## Goal
Write out the material exactly. Do not include the pictures.
:: Recorded data ::
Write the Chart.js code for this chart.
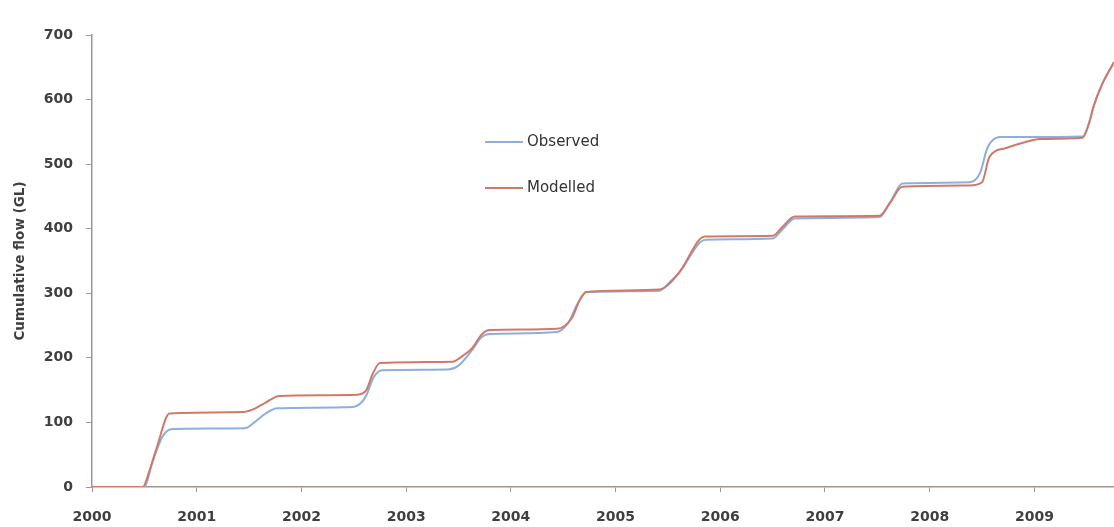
<!DOCTYPE html>
<html>
<head>
<meta charset="utf-8">
<title>Cumulative flow</title>
<script src="https://cdn.jsdelivr.net/npm/chart.js@4.4.1/dist/chart.umd.min.js"></script>
<style>
  html, body { margin: 0; padding: 0; background: #fff; }
  #wrap { width: 1114px; height: 527px; position: relative; }
</style>
</head>
<body>
<div id="wrap"><canvas id="flowChart"></canvas></div>
<script>
// Observed cumulative flow (GL), decimal year
const obsYears = [2000.00, 2000.50, 2000.58, 2000.68, 2000.77, 2001.46, 2001.55, 2001.66, 2001.77,
  2002.49, 2002.58, 2002.62, 2002.69, 2002.77, 2003.40, 2003.50, 2003.63, 2003.72, 2003.80,
  2004.44, 2004.55, 2004.64, 2004.72, 2005.42, 2005.52, 2005.61, 2005.80, 2005.86,
  2006.50, 2006.60, 2006.71, 2007.52, 2007.62, 2007.74, 2008.38, 2008.48, 2008.55, 2008.60,
  2008.67, 2009.46, 2009.53, 2009.56, 2009.65, 2009.76];
const obsFlow = [0, 0, 40, 80, 90, 91, 100, 114, 122,
  124, 132, 142, 170, 181, 182, 188, 212, 232, 237,
  240, 255, 285, 302, 304, 318, 332, 378, 383,
  385, 400, 416, 418, 440, 470, 472, 486, 525, 537,
  542, 543, 568, 587, 625, 658];

// Modelled cumulative flow (GL)
const modYears = [2000.00, 2000.485, 2000.55, 2000.62, 2000.74, 2001.44, 2001.55, 2001.65, 2001.79,
  2002.53, 2002.62, 2002.68, 2002.75, 2003.44, 2003.54, 2003.63, 2003.72, 2003.80,
  2004.44, 2004.58, 2004.66, 2004.72, 2005.42, 2005.61, 2005.80, 2005.85,
  2006.50, 2006.60, 2006.71, 2007.52, 2007.62, 2007.74, 2008.38, 2008.50, 2008.57,
  2008.73, 2008.89, 2009.05, 2009.46, 2009.53, 2009.56, 2009.65, 2009.76];
const modFlow = [0, 0, 26, 62, 114, 116, 121, 130, 141,
  143, 150, 175, 192, 194, 203, 215, 236, 243,
  245, 261, 290, 302, 306, 333, 383, 388,
  389, 404, 419, 420, 440, 465, 467, 472, 511,
  525, 533, 539, 541, 568, 587, 625, 658];

const seriesNames = ['Observed', 'Modelled'];
const yearTicks = [2000, 2001, 2002, 2003, 2004, 2005, 2006, 2007, 2008, 2009];

const axisColor = '#a3948f';
const labelColor = '#3f3f3f';
const tickFont = { family: '"DejaVu Sans", sans-serif', size: 14, weight: 'bold' };

function toPoints(xs, ys) {
  return xs.map((x, i) => ({ x: x, y: ys[i] }));
}

// legend drawn inside the plot, just a line sample and the name
const insideLegend = {
  id: 'insideLegend',
  afterDatasetsDraw(chart) {
    const ctx = chart.ctx;
    const x0 = 485;
    const rows = [142, 188];
    ctx.save();
    ctx.font = '15px "DejaVu Sans", sans-serif';
    ctx.textBaseline = 'middle';
    chart.data.datasets.forEach((ds, i) => {
      const y = rows[i];
      ctx.strokeStyle = ds.borderColor;
      ctx.lineWidth = 2;
      ctx.beginPath();
      ctx.moveTo(x0, y);
      ctx.lineTo(x0 + 38, y);
      ctx.stroke();
      ctx.fillStyle = '#333';
      ctx.fillText(ds.label, x0 + 42, y);
    });
    ctx.restore();
  }
};

const ctx = document.getElementById('flowChart').getContext('2d');
const flowChart = new Chart(ctx, {
  type: 'line',
  data: {
    datasets: [
      {
        label: seriesNames[0],
        data: toPoints(obsYears, obsFlow),
        borderColor: '#8eaede',
        borderWidth: 2,
        pointRadius: 0,
        cubicInterpolationMode: 'monotone',
        fill: false,
        order: 2
      },
      {
        label: seriesNames[1],
        data: toPoints(modYears, modFlow),
        borderColor: '#cf7a68',
        borderWidth: 2,
        pointRadius: 0,
        cubicInterpolationMode: 'monotone',
        fill: false,
        order: 1
      }
    ]
  },
  options: {
    responsive: true,
    maintainAspectRatio: false,
    animation: false,
    layout: { padding: { top: 35, right: 0, bottom: 0, left: 0 } },
    plugins: {
      legend: { display: false },
      tooltip: { enabled: false }
    },
    scales: {
      x: {
        type: 'linear',
        min: 2000,
        max: 2009.76,
        afterBuildTicks: (scale) => {
          scale.ticks = yearTicks.map(v => ({ value: v }));
        },
        afterFit: (scale) => { scale.height = 40; },
        border: { color: axisColor, width: 1.5 },
        grid: { drawOnChartArea: false, drawTicks: true, tickLength: 5, color: axisColor },
        ticks: {
          padding: 17,
          color: labelColor,
          font: tickFont,
          callback: (v) => String(v)
        }
      },
      y: {
        min: 0,
        max: 700,
        afterFit: (scale) => { scale.width = 92; },
        border: { color: axisColor, width: 1.5 },
        grid: { drawOnChartArea: false, drawTicks: true, tickLength: 6, color: axisColor },
        ticks: {
          stepSize: 100,
          padding: 13,
          color: labelColor,
          font: tickFont
        },
        title: {
          display: true,
          text: 'Cumulative flow (GL)',
          color: labelColor,
          padding: { top: 12, bottom: 0 },
          font: { family: '"DejaVu Sans", sans-serif', size: 13.5, weight: 'bold' }
        }
      }
    }
  },
  plugins: [insideLegend]
});
</script>
</body>
</html>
:::
## Expected answer
Write the Chart.js code for this chart.
<!DOCTYPE html>
<html>
<head>
<meta charset="utf-8">
<title>Cumulative flow</title>
<script src="https://cdn.jsdelivr.net/npm/chart.js@4.4.1/dist/chart.umd.min.js"></script>
<style>
  html, body { margin: 0; padding: 0; background: #fff; }
  #wrap { width: 1114px; height: 527px; position: relative; }
</style>
</head>
<body>
<div id="wrap"><canvas id="flowChart"></canvas></div>
<script>
// Observed cumulative flow (GL), decimal year
const obsYears = [2000.00, 2000.50, 2000.58, 2000.68, 2000.77, 2001.46, 2001.55, 2001.66, 2001.77,
  2002.49, 2002.58, 2002.62, 2002.69, 2002.77, 2003.40, 2003.50, 2003.63, 2003.72, 2003.80,
  2004.44, 2004.55, 2004.64, 2004.72, 2005.42, 2005.52, 2005.61, 2005.80, 2005.86,
  2006.50, 2006.60, 2006.71, 2007.52, 2007.62, 2007.74, 2008.38, 2008.48, 2008.55, 2008.60,
  2008.67, 2009.46, 2009.53, 2009.56, 2009.65, 2009.76];
const obsFlow = [0, 0, 40, 80, 90, 91, 100, 114, 122,
  124, 132, 142, 170, 181, 182, 188, 212, 232, 237,
  240, 255, 285, 302, 304, 318, 332, 378, 383,
  385, 400, 416, 418, 440, 470, 472, 486, 525, 537,
  542, 543, 568, 587, 625, 658];

// Modelled cumulative flow (GL)
const modYears = [2000.00, 2000.485, 2000.55, 2000.62, 2000.74, 2001.44, 2001.55, 2001.65, 2001.79,
  2002.53, 2002.62, 2002.68, 2002.75, 2003.44, 2003.54, 2003.63, 2003.72, 2003.80,
  2004.44, 2004.58, 2004.66, 2004.72, 2005.42, 2005.61, 2005.80, 2005.85,
  2006.50, 2006.60, 2006.71, 2007.52, 2007.62, 2007.74, 2008.38, 2008.50, 2008.57,
  2008.73, 2008.89, 2009.05, 2009.46, 2009.53, 2009.56, 2009.65, 2009.76];
const modFlow = [0, 0, 26, 62, 114, 116, 121, 130, 141,
  143, 150, 175, 192, 194, 203, 215, 236, 243,
  245, 261, 290, 302, 306, 333, 383, 388,
  389, 404, 419, 420, 440, 465, 467, 472, 511,
  525, 533, 539, 541, 568, 587, 625, 658];

const seriesNames = ['Observed', 'Modelled'];
const yearTicks = [2000, 2001, 2002, 2003, 2004, 2005, 2006, 2007, 2008, 2009];

const axisColor = '#a3948f';
const labelColor = '#3f3f3f';
const tickFont = { family: '"DejaVu Sans", sans-serif', size: 14, weight: 'bold' };

function toPoints(xs, ys) {
  return xs.map((x, i) => ({ x: x, y: ys[i] }));
}

// legend drawn inside the plot, just a line sample and the name
const insideLegend = {
  id: 'insideLegend',
  afterDatasetsDraw(chart) {
    const ctx = chart.ctx;
    const x0 = 485;
    const rows = [142, 188];
    ctx.save();
    ctx.font = '15px "DejaVu Sans", sans-serif';
    ctx.textBaseline = 'middle';
    chart.data.datasets.forEach((ds, i) => {
      const y = rows[i];
      ctx.strokeStyle = ds.borderColor;
      ctx.lineWidth = 2;
      ctx.beginPath();
      ctx.moveTo(x0, y);
      ctx.lineTo(x0 + 38, y);
      ctx.stroke();
      ctx.fillStyle = '#333';
      ctx.fillText(ds.label, x0 + 42, y);
    });
    ctx.restore();
  }
};

const ctx = document.getElementById('flowChart').getContext('2d');
const flowChart = new Chart(ctx, {
  type: 'line',
  data: {
    datasets: [
      {
        label: seriesNames[0],
        data: toPoints(obsYears, obsFlow),
        borderColor: '#8eaede',
        borderWidth: 2,
        pointRadius: 0,
        cubicInterpolationMode: 'monotone',
        fill: false,
        order: 2
      },
      {
        label: seriesNames[1],
        data: toPoints(modYears, modFlow),
        borderColor: '#cf7a68',
        borderWidth: 2,
        pointRadius: 0,
        cubicInterpolationMode: 'monotone',
        fill: false,
        order: 1
      }
    ]
  },
  options: {
    responsive: true,
    maintainAspectRatio: false,
    animation: false,
    layout: { padding: { top: 35, right: 0, bottom: 0, left: 0 } },
    plugins: {
      legend: { display: false },
      tooltip: { enabled: false }
    },
    scales: {
      x: {
        type: 'linear',
        min: 2000,
        max: 2009.76,
        afterBuildTicks: (scale) => {
          scale.ticks = yearTicks.map(v => ({ value: v }));
        },
        afterFit: (scale) => { scale.height = 40; },
        border: { color: axisColor, width: 1.5 },
        grid: { drawOnChartArea: false, drawTicks: true, tickLength: 5, color: axisColor },
        ticks: {
          padding: 17,
          color: labelColor,
          font: tickFont,
          callback: (v) => String(v)
        }
      },
      y: {
        min: 0,
        max: 700,
        afterFit: (scale) => { scale.width = 92; },
        border: { color: axisColor, width: 1.5 },
        grid: { drawOnChartArea: false, drawTicks: true, tickLength: 6, color: axisColor },
        ticks: {
          stepSize: 100,
          padding: 13,
          color: labelColor,
          font: tickFont
        },
        title: {
          display: true,
          text: 'Cumulative flow (GL)',
          color: labelColor,
          padding: { top: 12, bottom: 0 },
          font: { family: '"DejaVu Sans", sans-serif', size: 13.5, weight: 'bold' }
        }
      }
    }
  },
  plugins: [insideLegend]
});
</script>
</body>
</html>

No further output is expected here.